Poniżej klawisz funkcji SOS, pod którą można skonfigurować parę numerów alarmowych. Ta ostatnia jest o tyle ciekawa, że po jej uruchomieniu pod wskazany numer wysyłana jest wiadomość, lokalizacja urządzenia oraz nawiązywane jest połączenie.


Prawą zaś stronę producent wyposażył w dwa przyciski regulacji głośności, (+) możemy wykorzystać także, jako fizyczny spust migawki aparatu, przyda się do zdjęć robionych np. pod wodą.


Pod tylną obudową myPhone Hammer AXE producent zamknął baterię o pojemności 3700mAh. Niesie to jednak ze sobą pewne niedogodności – telefonu nie da się otworzyć, nie ma więc dostępu do baterii. Bliżej górnej krawędzi znajdziemy obiektyw aparatu z diodą doświetlającą i siatką głośnika multimedialnego. Wydobywające się z niego dźwięki nie zachwycą być może fana słuchania muzyki na smartfonie, ale to jest konsekwencja zwiększonej odporności obudowy. Po podłączeniu zestawu słuchawkowego będziemy mogli skorzystać z tunera FM i posłuchać stacji radiowych.

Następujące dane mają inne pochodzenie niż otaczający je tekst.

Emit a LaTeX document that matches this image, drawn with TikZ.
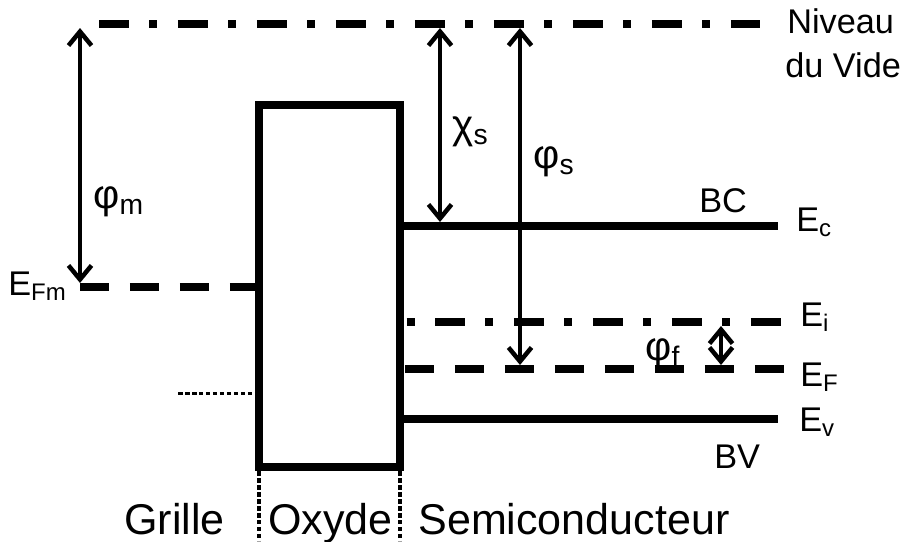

Na tylnej obudowie, bliżej dolnej krawędzi znajdziemy się szeroki zaczep na smycz.


Po odkręceniu dwóch wkrętów, umiejscowionych w dolnych rogach klapki, mamy dostęp do dwóch gniazd (Dual Standby) na kartę SIM 4G LTE (jedno standardowe, drugie microSIM) i portu na kartę pamięci microSD. Z włożeniem kart microSIM i microSD może być pewien problem. Ich rozmieszczenie, bowiem skonstruowano, że wymaga to trochę wprawy, a i tak nie zawsze za pierwszym razem się udaje ich umieścić w odpowiedni sposób.